The first day you're always nervous. Obviously you made a strong enough impression, but now what? Job interviews are like first dates: They're inherently phony. You're only showing the very best possible representation of yourself. That's a facet of you. Not you.
And this goes on for a while, either by design or by showing good sense. In some cases you might have a probationary hiring period where if you do something stupid they will chop you. Generally you've got to hope that there's no slip-up on your part that might give them reason to not like you as much.
It's a balancing act. I can be a little intense and on the job that can rub people the wrong way. I've never understood why. When I am hired to do something, I'm always motivated to do the best possible work I can in fulfillment of my job. Here's an example: I worked for a large PR firm in California, handling the agency work for a global automobile maker. This company was preparing for a gigantic launch of an important vehicle, a legacy vehicle. The intro was going to take place at the largest U.S. auto show.
This particular auto show is a grind for the media. Thousands fly in for the show. For more than three days, the media throngs from automaker event to automaker event, hearing from the bigwigs, seeing the new toys. Every hour, sometimes every half-hour, they move like a herd of 5-year-old soccer players from booth to booth. After a day of this, it becomes a drone. After two days, you just can't wait for it to be over. On the third day, you're homicidal.
I attended many of these as a media member. I think my analysis is fairly typical.
When I was working for the manufacturer, we started planning the big launch. The manufacturer reps had an hour. They planned to open the show with the sexy new vehicle, then touch on the rest of their product line, none of which had the jazz of the new arrival. I made the case that opening with the new product would mean once they moved on to the other stuff, the media would fade away and start staking out ground at the next intro. Three times I made this case, and three times they said they would start the show with the new thing.
When the show came, they started with the new thing. For the second half of their show, they spoke to an audience about two-thirds smaller than what was at the start.

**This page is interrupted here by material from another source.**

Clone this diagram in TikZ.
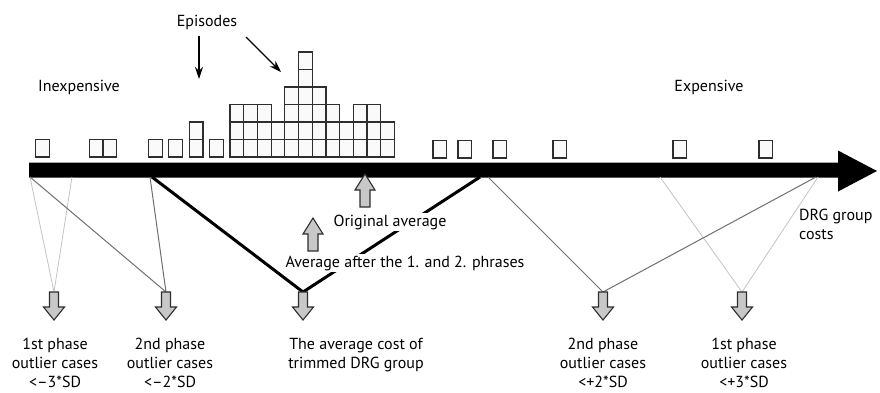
\documentclass[tikz,border=0pt]{standalone}
\usepackage{fontspec}
\setmainfont{PT Sans}
\usetikzlibrary{arrows.meta}
\definecolor{boxfill}{HTML}{FAFAFA}
\definecolor{boxline}{HTML}{2E2E2E}
\definecolor{lightline}{HTML}{C4C4C4}
\definecolor{midline}{HTML}{707070}
\definecolor{arrfill}{HTML}{C8C8C8}
\tikzset{
  ep/.style={draw=boxline, fill=boxfill, line width=1.2pt},
  lbl/.style={font=\fontsize{16}{19}\selectfont, text=black, inner sep=1pt},
  captxt/.style={lbl, align=center, inner sep=0pt},
  lightc/.style={draw=lightline, line width=0.8pt},
  midc/.style={draw=midline, line width=1pt},
  boldc/.style={draw=black, line width=3pt},
  blockarr/.style={draw=boxline, fill=arrfill, line width=1.1pt, line join=miter},
  downarr/.pic={\path[blockarr] (-4.5,0) -- (4.5,0) -- (4.5,15) -- (10.5,15) -- (0,28) -- (-10.5,15) -- (-4.5,15) -- cycle;},
  uparr/.pic={\path[blockarr] (0,0) -- (10,16) -- (5,16) -- (5,33) -- (-5,33) -- (-5,16) -- (-10,16) -- cycle;},
  pointer/.style={-{Stealth[length=12pt,width=8pt]}, line width=1.3pt}
}
\newcommand{\epbox}[2]{\path[ep] (#1,#2) rectangle ++(13.7,-17.5);}
\begin{document}
\begin{tikzpicture}[x=1pt,y=-1pt]
\useasboundingbox (0,0) rectangle (880,392);
\fill[white] (0,0) rectangle (880,392);

% cost axis
\fill[black] (29,162.5) -- (838,162.5) -- (838,150.5) -- (877,171) -- (838,191.5) -- (838,177.5) -- (29,177.5) -- cycle;

% isolated episodes on the cheap side
\foreach \x in {35.5, 89.3, 103, 148.5, 168.8, 189.2, 209.5} {\epbox{\x}{157}}
\epbox{189.2}{139.5}

% main block of episodes
\foreach \c in {0,...,11} {
  \epbox{230+13.7*\c}{157}
  \epbox{230+13.7*\c}{139.5}
}
\foreach \c in {0,1,2,4,5,6,7,9,10} {\epbox{230+13.7*\c}{122}}
\foreach \c in {4,5,6} {\epbox{230+13.7*\c}{104.5}}
\epbox{230+13.7*5}{87}
\epbox{230+13.7*5}{69.5}

% isolated episodes on the expensive side
\foreach \x in {433, 458, 493, 553, 673, 759} {\epbox{\x}{158}}

% headings
\node[lbl] (episodes) at (207,22) {Episodes};
\node[lbl] (cheap) at (79,87) {Inexpensive};
\node[lbl] (dear) at (709,87) {Expensive};
\coordinate (e1s) at (199,36);
\coordinate (e1e) at (199,79);
\coordinate (e2s) at (246,37);
\coordinate (e2e) at (281,72);
\draw[pointer] (e1s) -- (e1e);
\draw[pointer] (e2s) -- (e2e);

% points on the axis
\coordinate (a1) at (30,177);
\coordinate (a2) at (72,177);
\coordinate (a3) at (150,177);
\coordinate (a4) at (152,177);
\coordinate (a5) at (480,177);
\coordinate (a6) at (488,177);
\coordinate (a7) at (660,177);
\coordinate (a8) at (816,177);
\coordinate (a9) at (818,177);

% tops of the outcome arrows
\coordinate (p1) at (54,292);
\coordinate (p2) at (166,292);
\coordinate (p3) at (303,292);
\coordinate (p4) at (603,292);
\coordinate (p5) at (742,292);

% trimming lines
\draw[lightc] (a1) -- (p1) -- (a2);
\draw[lightc] (a7) -- (p5) -- (a9);
\draw[midc] (a1) -- (p2) -- (a3);
\draw[midc] (a6) -- (p4) -- (a8);
\draw[boldc] (a4) -- (p3) -- (a5);

% averages
\pic at (365,174) {uparr};
\pic at (313,218) {uparr};
\node[lbl, fill=white, inner sep=2pt] (orig) at (390,222) {Original average};
\node[lbl, fill=white, inner sep=2pt] (after) at (405,263) {Average after the 1. and 2. phrases};
\node[lbl, align=left, anchor=west] (drg) at (798,224) {DRG group\\costs};

% outcome arrows and captions
\foreach \p in {p1,p2,p3,p4,p5} {\pic at (\p) {downarr};}
\node[captxt] (o1) at (55,363) {1st phase\\outlier cases\\<–3*SD};
\node[captxt] (o2) at (170,363) {2nd phase\\outlier cases\\<–2*SD};
\node[captxt] (o3) at (356,355) {The average cost of\\trimmed DRG group};
\node[captxt] (o4) at (603,363) {2nd phase\\outlier cases\\<+2*SD};
\node[captxt] (o5) at (744,363) {1st phase\\outlier cases\\<+3*SD};
\end{tikzpicture}
\end{document}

I felt it was my duty to bring my experience to this scenario, but they went another way. The fact that I was right is nice for me, but ultimately, I'd rather have been able to make the case that what I was saying wasn't about me but about what was best for the company. I was willing to go against the grain to make the point that was in the best interests of the company. It wasn't in *my* best interests. I could have easily just shut up and nodded.

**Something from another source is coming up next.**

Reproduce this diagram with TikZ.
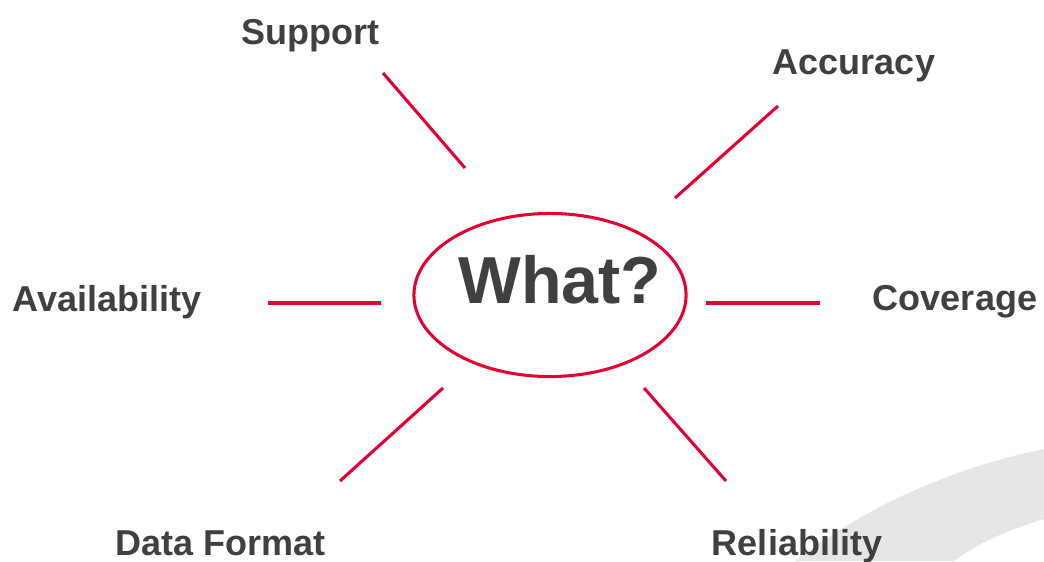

I feel that's the coward's way out, and doesn't ultimately benefit the team. But you all know that the workplace is filled with sheep who just want to get through the day without any conflict. I have a hard time doing that. I think it's a matter of integrity to work hard for who you work for.
I've got tons of examples like this. One stop, in a nepotism situation that should have been handled by corporate, one of the beneficiaries of nepotism was incompetent. I could have let that go, and not helped fix that problem. Obviously no one would be able to complain since the nepotism was allowed. But I couldn't bear to let the product suffer so I fixed the problem, over and over and over again. Why? Why should I care more than the people I work for?
Because I don't like coasting. If I'm in it, then I'm in it. Dolph J. Regelsky said it well: "Pro way is the easy way."
So when I get that new job, I will tread lightly to fit in, and hope that everyone is rowing in the same direction so that I don't have to be the one to stand up and try and fix things.